I need to get to LA to see my oldest son and I may just take AMTRAK to do so. I made that trip a few years ago and it was great. I’l be presenting with Doret, Susan and Amy at the National Diversity in Library Conference in Princeton, NJ. Our session “Claiming the Center: Online Community, Activism, and Advocacy”will be on  using the internet to build community, advocate for literacy and promote diversity.

I’ll also be heading to the Mississippi Delta for an NEH Landmark in American History and Culture Workshop titled “The Most Southern Place on Earth: Music, Culture and History in the Mississippie Delta.” You may think I”m a bit crazy to head to the Delta in June, but this awesome description captured me and I am really looking forward to this learning opportunity!

The Delta has played an enormous and much undervalued role in the American story.  It has given the world much in terms of music, literature, journalism, political action, foodways, and even sports heroes.  It is the ancestral home of many Americans who today live in metropolitan areas like Detroit or Chicago or Oakland.  It has played an important role in changing America’s attitude towards human and civil rights.  At the same time, many Americans do not really know where the Mississippi Delta is, and places far from the Delta now claim its rightful title to being the  “birthplace of the Blues.”

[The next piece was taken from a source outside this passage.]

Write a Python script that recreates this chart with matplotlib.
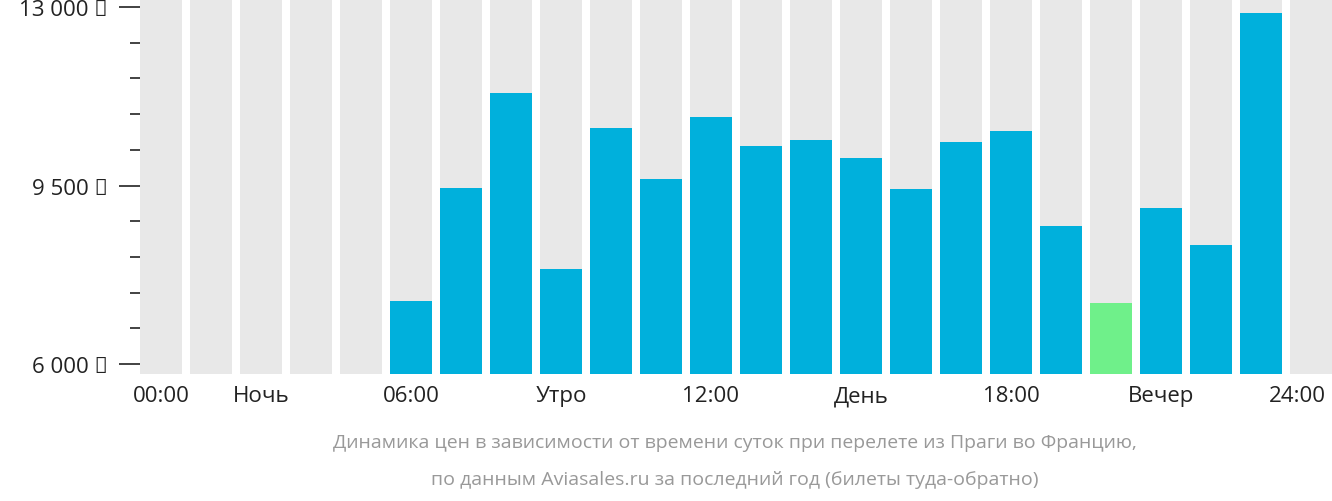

The National Endowment for the Humanities has made it possible for you to explore the Mississippi Delta.  You will learn the stories that have given this place such a unique flavor, a mystique unlike any other place in America.  You will learn about Charley Patton, the Father of the Delta Blues, and Robert Johnson, who may or may not have sold his soul to the devil in return for guitar virtuosity.  You will learn about Senator James O. Eastland, powerful advocate for segregation, and Mrs. Fannie Lou Hamer, sharecropper and equally powerful advocate for integration, who lived five miles from each other in totally different and separate worlds that were entirely co-dependent on one another.  You will learn the tragic story of fourteen year old Emmett Till, and how his lynching sparked the civil rights movement.  You will learn the stories of Mound Bayou, founded by former slaves as an all-black enclave, and called by President Teddy Roosevelt “The Jewel of the Delta.”  You will learn how the Mississippi River created the Delta and how the great flood of 1927 destroyed it.  You will learn about how waves of Russian Jews, French and Germans, Lebanese, Italians and Chinese immigrated to the Delta.  You will learn about the clearing of the wilderness, the arrival of railroads, cotton, plantations, sharecropping, small towns, the Blues and Gospel, and the Great Migration to the North, East and West.

Most importantly, you will learn about sense of place as you study the place itself as a text.

Tons of reading, writing and hopefully interviewing this summer. If you think educators’ summers are about vacationing, think again! In the 21st century we have to do all we can to prepare to provide our students with the best possible opportunities for learning.